* SHORT EXERCISE: Set down all of the data that follows word for word, without the images.

* RAW DATA:
* * * * * * *

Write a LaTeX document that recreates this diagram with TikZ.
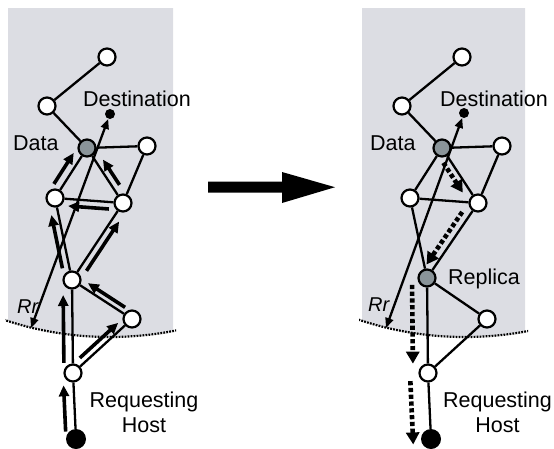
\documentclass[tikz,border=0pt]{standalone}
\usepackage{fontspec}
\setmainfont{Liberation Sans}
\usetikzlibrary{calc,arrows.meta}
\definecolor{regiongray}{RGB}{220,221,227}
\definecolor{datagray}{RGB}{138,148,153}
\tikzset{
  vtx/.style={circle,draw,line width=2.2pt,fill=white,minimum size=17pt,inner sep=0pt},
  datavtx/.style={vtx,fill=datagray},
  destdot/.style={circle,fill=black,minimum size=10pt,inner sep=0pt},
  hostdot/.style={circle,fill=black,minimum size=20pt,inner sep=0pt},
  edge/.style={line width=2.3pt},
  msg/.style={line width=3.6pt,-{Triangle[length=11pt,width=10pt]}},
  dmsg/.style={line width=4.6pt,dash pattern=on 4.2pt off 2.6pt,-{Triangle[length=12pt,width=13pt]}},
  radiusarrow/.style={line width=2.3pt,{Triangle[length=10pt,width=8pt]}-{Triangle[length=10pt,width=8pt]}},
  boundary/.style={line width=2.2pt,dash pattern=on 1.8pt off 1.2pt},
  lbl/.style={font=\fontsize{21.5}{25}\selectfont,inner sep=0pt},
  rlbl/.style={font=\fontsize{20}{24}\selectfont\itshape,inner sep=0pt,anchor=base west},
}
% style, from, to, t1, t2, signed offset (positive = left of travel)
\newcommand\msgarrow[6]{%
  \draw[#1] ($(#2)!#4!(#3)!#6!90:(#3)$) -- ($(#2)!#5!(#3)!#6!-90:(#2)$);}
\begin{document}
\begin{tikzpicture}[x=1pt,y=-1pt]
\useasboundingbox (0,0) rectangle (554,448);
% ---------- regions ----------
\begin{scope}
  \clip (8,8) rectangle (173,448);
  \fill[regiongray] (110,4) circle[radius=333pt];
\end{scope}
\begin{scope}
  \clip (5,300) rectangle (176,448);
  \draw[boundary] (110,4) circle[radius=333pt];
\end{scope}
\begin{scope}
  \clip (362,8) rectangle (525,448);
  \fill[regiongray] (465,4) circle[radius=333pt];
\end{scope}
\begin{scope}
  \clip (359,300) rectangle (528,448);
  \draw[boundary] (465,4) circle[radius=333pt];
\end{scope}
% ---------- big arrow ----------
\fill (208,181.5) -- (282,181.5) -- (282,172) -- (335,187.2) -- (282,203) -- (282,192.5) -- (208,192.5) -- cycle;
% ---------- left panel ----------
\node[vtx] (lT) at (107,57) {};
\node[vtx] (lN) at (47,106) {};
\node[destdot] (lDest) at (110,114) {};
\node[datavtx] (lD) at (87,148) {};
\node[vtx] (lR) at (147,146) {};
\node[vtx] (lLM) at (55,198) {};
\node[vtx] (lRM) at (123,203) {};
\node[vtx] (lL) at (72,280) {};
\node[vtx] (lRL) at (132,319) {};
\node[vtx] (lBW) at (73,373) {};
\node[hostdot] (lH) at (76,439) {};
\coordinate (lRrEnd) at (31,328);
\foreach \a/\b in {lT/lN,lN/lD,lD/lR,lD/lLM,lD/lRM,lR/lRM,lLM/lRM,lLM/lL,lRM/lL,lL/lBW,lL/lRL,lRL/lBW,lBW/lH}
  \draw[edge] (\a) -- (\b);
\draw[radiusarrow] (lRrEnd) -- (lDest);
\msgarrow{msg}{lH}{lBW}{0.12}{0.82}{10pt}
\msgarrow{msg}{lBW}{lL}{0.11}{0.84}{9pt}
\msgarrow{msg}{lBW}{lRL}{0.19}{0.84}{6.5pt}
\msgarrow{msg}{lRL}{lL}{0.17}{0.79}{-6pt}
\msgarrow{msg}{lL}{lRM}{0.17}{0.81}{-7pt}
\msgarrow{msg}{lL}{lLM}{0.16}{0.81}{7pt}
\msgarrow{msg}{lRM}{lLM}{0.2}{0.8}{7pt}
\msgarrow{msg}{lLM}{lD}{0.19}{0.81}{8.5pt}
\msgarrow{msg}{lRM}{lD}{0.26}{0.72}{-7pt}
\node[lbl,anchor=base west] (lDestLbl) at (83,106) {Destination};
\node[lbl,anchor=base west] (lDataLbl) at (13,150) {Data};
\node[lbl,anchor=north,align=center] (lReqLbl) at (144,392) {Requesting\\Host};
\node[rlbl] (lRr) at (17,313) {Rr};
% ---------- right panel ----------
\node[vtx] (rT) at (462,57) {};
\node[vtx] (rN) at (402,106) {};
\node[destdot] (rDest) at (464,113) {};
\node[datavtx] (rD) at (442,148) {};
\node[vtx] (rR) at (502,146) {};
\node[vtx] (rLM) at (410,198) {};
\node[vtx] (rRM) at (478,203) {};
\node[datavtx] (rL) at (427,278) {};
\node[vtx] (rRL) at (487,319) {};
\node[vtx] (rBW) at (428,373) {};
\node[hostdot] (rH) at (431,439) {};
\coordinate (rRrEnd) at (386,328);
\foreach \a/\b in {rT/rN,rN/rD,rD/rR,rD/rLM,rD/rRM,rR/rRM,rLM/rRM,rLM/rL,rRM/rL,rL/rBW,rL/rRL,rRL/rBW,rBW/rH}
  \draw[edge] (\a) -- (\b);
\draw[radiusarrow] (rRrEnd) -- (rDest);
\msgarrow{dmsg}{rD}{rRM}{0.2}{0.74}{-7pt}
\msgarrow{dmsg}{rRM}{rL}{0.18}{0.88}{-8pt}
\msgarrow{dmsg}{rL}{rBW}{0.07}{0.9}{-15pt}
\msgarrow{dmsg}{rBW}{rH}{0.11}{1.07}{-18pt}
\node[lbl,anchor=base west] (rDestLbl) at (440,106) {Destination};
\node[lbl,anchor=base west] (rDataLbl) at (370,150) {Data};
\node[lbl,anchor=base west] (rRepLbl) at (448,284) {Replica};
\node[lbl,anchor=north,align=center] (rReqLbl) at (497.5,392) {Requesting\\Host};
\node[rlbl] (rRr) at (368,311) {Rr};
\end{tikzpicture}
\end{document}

* * * * * * *

* CORRECT RESULT:
Write a LaTeX document that recreates this diagram with TikZ.
\documentclass[tikz,border=0pt]{standalone}
\usepackage{fontspec}
\setmainfont{Liberation Sans}
\usetikzlibrary{calc,arrows.meta}
\definecolor{regiongray}{RGB}{220,221,227}
\definecolor{datagray}{RGB}{138,148,153}
\tikzset{
  vtx/.style={circle,draw,line width=2.2pt,fill=white,minimum size=17pt,inner sep=0pt},
  datavtx/.style={vtx,fill=datagray},
  destdot/.style={circle,fill=black,minimum size=10pt,inner sep=0pt},
  hostdot/.style={circle,fill=black,minimum size=20pt,inner sep=0pt},
  edge/.style={line width=2.3pt},
  msg/.style={line width=3.6pt,-{Triangle[length=11pt,width=10pt]}},
  dmsg/.style={line width=4.6pt,dash pattern=on 4.2pt off 2.6pt,-{Triangle[length=12pt,width=13pt]}},
  radiusarrow/.style={line width=2.3pt,{Triangle[length=10pt,width=8pt]}-{Triangle[length=10pt,width=8pt]}},
  boundary/.style={line width=2.2pt,dash pattern=on 1.8pt off 1.2pt},
  lbl/.style={font=\fontsize{21.5}{25}\selectfont,inner sep=0pt},
  rlbl/.style={font=\fontsize{20}{24}\selectfont\itshape,inner sep=0pt,anchor=base west},
}
% style, from, to, t1, t2, signed offset (positive = left of travel)
\newcommand\msgarrow[6]{%
  \draw[#1] ($(#2)!#4!(#3)!#6!90:(#3)$) -- ($(#2)!#5!(#3)!#6!-90:(#2)$);}
\begin{document}
\begin{tikzpicture}[x=1pt,y=-1pt]
\useasboundingbox (0,0) rectangle (554,448);
% ---------- regions ----------
\begin{scope}
  \clip (8,8) rectangle (173,448);
  \fill[regiongray] (110,4) circle[radius=333pt];
\end{scope}
\begin{scope}
  \clip (5,300) rectangle (176,448);
  \draw[boundary] (110,4) circle[radius=333pt];
\end{scope}
\begin{scope}
  \clip (362,8) rectangle (525,448);
  \fill[regiongray] (465,4) circle[radius=333pt];
\end{scope}
\begin{scope}
  \clip (359,300) rectangle (528,448);
  \draw[boundary] (465,4) circle[radius=333pt];
\end{scope}
% ---------- big arrow ----------
\fill (208,181.5) -- (282,181.5) -- (282,172) -- (335,187.2) -- (282,203) -- (282,192.5) -- (208,192.5) -- cycle;
% ---------- left panel ----------
\node[vtx] (lT) at (107,57) {};
\node[vtx] (lN) at (47,106) {};
\node[destdot] (lDest) at (110,114) {};
\node[datavtx] (lD) at (87,148) {};
\node[vtx] (lR) at (147,146) {};
\node[vtx] (lLM) at (55,198) {};
\node[vtx] (lRM) at (123,203) {};
\node[vtx] (lL) at (72,280) {};
\node[vtx] (lRL) at (132,319) {};
\node[vtx] (lBW) at (73,373) {};
\node[hostdot] (lH) at (76,439) {};
\coordinate (lRrEnd) at (31,328);
\foreach \a/\b in {lT/lN,lN/lD,lD/lR,lD/lLM,lD/lRM,lR/lRM,lLM/lRM,lLM/lL,lRM/lL,lL/lBW,lL/lRL,lRL/lBW,lBW/lH}
  \draw[edge] (\a) -- (\b);
\draw[radiusarrow] (lRrEnd) -- (lDest);
\msgarrow{msg}{lH}{lBW}{0.12}{0.82}{10pt}
\msgarrow{msg}{lBW}{lL}{0.11}{0.84}{9pt}
\msgarrow{msg}{lBW}{lRL}{0.19}{0.84}{6.5pt}
\msgarrow{msg}{lRL}{lL}{0.17}{0.79}{-6pt}
\msgarrow{msg}{lL}{lRM}{0.17}{0.81}{-7pt}
\msgarrow{msg}{lL}{lLM}{0.16}{0.81}{7pt}
\msgarrow{msg}{lRM}{lLM}{0.2}{0.8}{7pt}
\msgarrow{msg}{lLM}{lD}{0.19}{0.81}{8.5pt}
\msgarrow{msg}{lRM}{lD}{0.26}{0.72}{-7pt}
\node[lbl,anchor=base west] (lDestLbl) at (83,106) {Destination};
\node[lbl,anchor=base west] (lDataLbl) at (13,150) {Data};
\node[lbl,anchor=north,align=center] (lReqLbl) at (144,392) {Requesting\\Host};
\node[rlbl] (lRr) at (17,313) {Rr};
% ---------- right panel ----------
\node[vtx] (rT) at (462,57) {};
\node[vtx] (rN) at (402,106) {};
\node[destdot] (rDest) at (464,113) {};
\node[datavtx] (rD) at (442,148) {};
\node[vtx] (rR) at (502,146) {};
\node[vtx] (rLM) at (410,198) {};
\node[vtx] (rRM) at (478,203) {};
\node[datavtx] (rL) at (427,278) {};
\node[vtx] (rRL) at (487,319) {};
\node[vtx] (rBW) at (428,373) {};
\node[hostdot] (rH) at (431,439) {};
\coordinate (rRrEnd) at (386,328);
\foreach \a/\b in {rT/rN,rN/rD,rD/rR,rD/rLM,rD/rRM,rR/rRM,rLM/rRM,rLM/rL,rRM/rL,rL/rBW,rL/rRL,rRL/rBW,rBW/rH}
  \draw[edge] (\a) -- (\b);
\draw[radiusarrow] (rRrEnd) -- (rDest);
\msgarrow{dmsg}{rD}{rRM}{0.2}{0.74}{-7pt}
\msgarrow{dmsg}{rRM}{rL}{0.18}{0.88}{-8pt}
\msgarrow{dmsg}{rL}{rBW}{0.07}{0.9}{-15pt}
\msgarrow{dmsg}{rBW}{rH}{0.11}{1.07}{-18pt}
\node[lbl,anchor=base west] (rDestLbl) at (440,106) {Destination};
\node[lbl,anchor=base west] (rDataLbl) at (370,150) {Data};
\node[lbl,anchor=base west] (rRepLbl) at (448,284) {Replica};
\node[lbl,anchor=north,align=center] (rReqLbl) at (497.5,392) {Requesting\\Host};
\node[rlbl] (rRr) at (368,311) {Rr};
\end{tikzpicture}
\end{document}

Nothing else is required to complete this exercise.